The pre-election BJP-led National Democratic Alliance (NDA) has won 292 seats, enough to form a government. But its main partners are led by extremely mercurial, egotistical and unreliable regional leaders.
In the North, the NDA is supported by Nitish Kumar of Janata Dal-United, which won 12 seats. Kumar is a serial flip-flopper, who is already sending cryptic signals that he might flip again.
The second biggest party in the NDA is led by Chandrababu Naidu, from southern India, whose Telugu Desam party won 16 seats. In the past, Naidu has called Modi a “terrorist”’ and asked minorities not to vote for him. Both Kumar and Naidu are seen as Muslim-friendly leaders and are not as virulently anti-Muslim as Modi or his confidant Home Minister Amit Shah are.
So even if Modi forms a government, he will certainly not be able to rule as he did in the past. He will now be shackled by allies who do not share his Hindutva agenda or his anti-federalist views. They are partners of convenience and not ideological allies.
What this means for Indian Muslims is a respite from ten years of nonstop religious subjugation. It also restores their faith in their own power to shape India’s politics, since their overwhelming vote for the opposition helped prevent a landslide victory for Hindutva. Muslims won only 26 seats. Even though they constitute over 14 percent of the population they have only 4.7 percent of seats in the incoming parliament.
The Muslim population in India is unevenly distributed. But in states where Indian Muslims have a significant presence such as Uttar Pradesh (19 percent), West Bengal (27 percent) and Kerala (27 percent), Modi’s party did not do well at all. Indeed, the BJP was expected to sweep Uttar Pradesh, overturn the past results in West Bengal and make major inroads in Kerala, but it received its most resounding defeats in these states.
Significant among the setbacks that Modi suffered was his party’s loss in the constituency where the Ram Mandir is located. Modi made a big deal of inaugurating the Ram temple that is built on land where Hindus believe their God Ram was born but a mosque, the Babri Masjid stood for over four centuries.
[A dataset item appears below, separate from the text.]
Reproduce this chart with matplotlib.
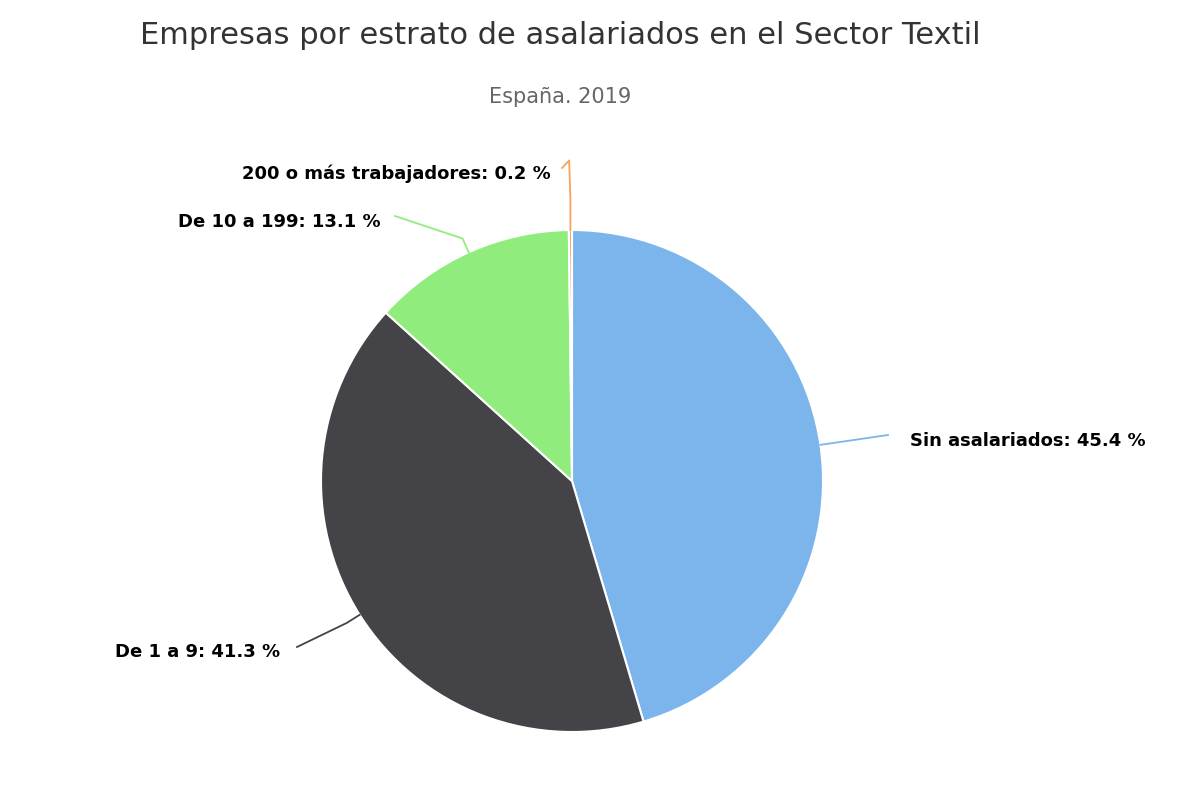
import matplotlib
matplotlib.use("Agg")
import matplotlib.pyplot as plt
import numpy as np

categories = ["Sin asalariados", "De 1 a 9", "De 10 a 199", "200 o más trabajadores"]
values = [45.4, 41.3, 13.1, 0.2]
colors = ["#7cb5ec", "#434348", "#90ed7d", "#f7a35c"]

W, H = 1200, 800
fig = plt.figure(figsize=(12, 8), dpi=100)
cx, cy, R = 572, 481, 251
ax = fig.add_axes([(cx - R) / W, (H - cy - R) / H, 2 * R / W, 2 * R / H])
ax.pie(values, colors=colors, startangle=90, counterclock=False, radius=1,
       wedgeprops=dict(edgecolor="white", linewidth=1.5))
ax.set_xlim(-1, 1); ax.set_ylim(-1, 1); ax.set_aspect("equal"); ax.axis("off")

def d(px, py):
    return ((px - cx) / R, (cy - py) / R)

# label anchor positions (pixels): (elbow point, text point, ha)
anchors = [((888, 435), (910, 441), "left"),
           ((297, 647), (280, 652), "right"),
           ((395, 216), (381, 222), "right"),
           ((562, 168), (551, 174), "right")]

cum = np.cumsum([0] + values[:-1])
for i, (cat, v) in enumerate(zip(categories, values)):
    ang = np.deg2rad(90 - (cum[i] + v / 2) * 3.6)
    ex, ey = np.cos(ang), np.sin(ang)
    (lx, ly), (tx, ty), ha = anchors[i]
    lx, ly = d(lx, ly); tx, ty = d(tx, ty)
    if i == 3:
        xs = [ex, ex, ex - 0.005, lx]; ys = [ey, ey + 0.12, ly + 0.03, ly]
    else:
        ox, oy = ex + 0.06 * np.cos(ang), ey + 0.06 * np.sin(ang)
        xs = [ex, ox, lx]; ys = [ey, oy, ly]
    ax.plot(xs, ys, color=colors[i], lw=1.3, clip_on=False)
    ax.text(tx, ty, f"{cat}: {v} %", ha=ha, va="center", fontsize=13,
            fontweight="bold", color="black", clip_on=False)

fig.text(560 / W, 1 - 35 / H, "Empresas por estrato de asalariados en el Sector Textil",
         ha="center", va="center", fontsize=22, color="#333333")
fig.text(560 / W, 1 - 97 / H, "España. 2019", ha="center", va="center",
         fontsize=15, color="#666666")
fig.savefig("out.png", dpi=100, facecolor="white")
The construction of the temple is seen as one of the crowning glories of Hindu nationalism. Modi and his ideological ally, the Rashtriya Swayamsevak Sangh (RSS), a paramilitary Hindu organization inaugurated the temple before it was completed to the chagrin of many Hindu scholars in order to cash in at the polls.
But it seems that Indian voters, plagued by persistently high unemployment, profound rural distress, high inflation, and growing inequality, were not all willing to ignore bad governance and reward Modi for his Hindu first policies. Even the nasty rhetoric used during the campaign in which Modi referred to Muslims as “infiltrators,” denying their Indianness, and the scaremongering that if the opposition won it would take away the wealth of Hindus and hand it over to Muslims, did not help BJP to win a majority on its own.
Going forward, Modi will have to abandon his authoritarian style and become a more democratic leader to keep his alliance intact. He will have to focus more on economic policy, abandon grandiose Hindu nationalist aspirations and return to normal politics. His Home and Defense Ministers have been promising during the campaign to conquer the part of Kashmir under Pakistani control, and to eliminate Muslim personal laws in the country. Such aspirations will have to be shelved for now.
The good news for Muslims and other minorities is that India’s democracy has survived a majoritarian attempt to capture its media and judiciary and to weaponize its courts and government institutions.
For now, Modi has been shackled and Hindutva ideology dented badly by smart voters and a brave and persistent opposition, the INDIA coalition. Regional leaders like Akhilesh Yadav, Mamata Banerji, M.K. Stalin, and Sharad Pawar, along with Rahul Gandhi have helped save India’s democracy and given some respite to Indian Muslims.